Санитары вышли. Армянин скрылся за стеклянной перегородкой. Вдруг что-то загудело, заурчало, колпак сдвинулся с места и на своей длинной ноге принялся ползать над Идой взад-вперед. Так же внезапно, как возник, звук смолк. Колпак остановился.
Армянин не появлялся. Санитары тоже.
Лозинский не знал, что делать. Толкнул было дверь, но та оказалась заперта. Он стоял посреди темной комнаты, опустив руки, глядя на Иду, недвижимо лежащую на нелепом высоком столе, и чувствовал себя персонажем приключенческого романа, которого обманом заманили в подвалы и оставили на съедение крысам.
Ему стало страшно. Взмокли ладони. По спине пробежала струйка пота. Как глупо! Что он, мальчишка, что ли? Надо взять себя в руки! Но когда же это кончится?
Он подошел к Иде и встал рядом, пристально глядя на нее. Именно сейчас — немая, безвольная, слабая — она была полностью покорна ему.
«Если бы так было всегда!» — подумал Лозинский, и жаркое нестерпимое желание поднялось в нем.
Он положил руку на грудь Иды и тут же отдернул, словно обжегшись. Что он делает! Не иначе он сошел с ума! Но если бы она была такой всегда! Если бы! Если бы!
Он поспешно отвернулся и отошел к двери.
Прошло десять минут. Пятнадцать. Двадцать.
Через полчаса флегматичный армянин появился из-за своей загородки, насвистывая восточный мотивчик и помахивая мокрым куском пленки величиной с полгазетного листа. Пленку он сунул Лозинскому, а сам отпер железную дверь и знаком велел санитарам войти.
Лозинский взглянул на пленку. Ничего не видно.
А санитары уже выкатывали Иду обратно в коридор. И сам он спешил вслед за ними.
По коридору навстречу им уже шел молодой улыбчивый доктор с тонким лицом классика турецкой литературы, жал Лозинскому руку, с легким мягким акцентом говорил что-то приветливое, ловко вынимал у него из рук пленку, поднимал к лампиону, хмурился, качал головой и пару раз даже цокнул языком. И увлекал, увлекал за собой прочь от ужасной железной двери.

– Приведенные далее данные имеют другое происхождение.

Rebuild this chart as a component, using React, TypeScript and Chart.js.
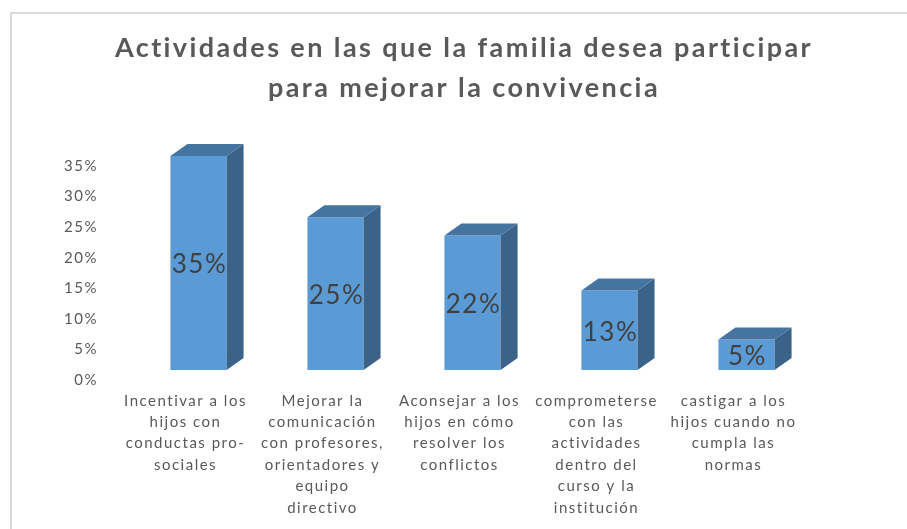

В кабинете доктора белые кружевные занавески парили над открытыми окнами, из сада в комнату заглядывали цветущие розовые кусты, а сам кабинет был похож скорее на нарядную гостиную летнего дома, нежели на прибежище сурового эскулапа: кресла, обитые цветастым ситцем, низкие столики, этажерки с книгами и безделушками. Только рабочий стол доктора, заваленный бумагами, выбивался из общей праздной картины.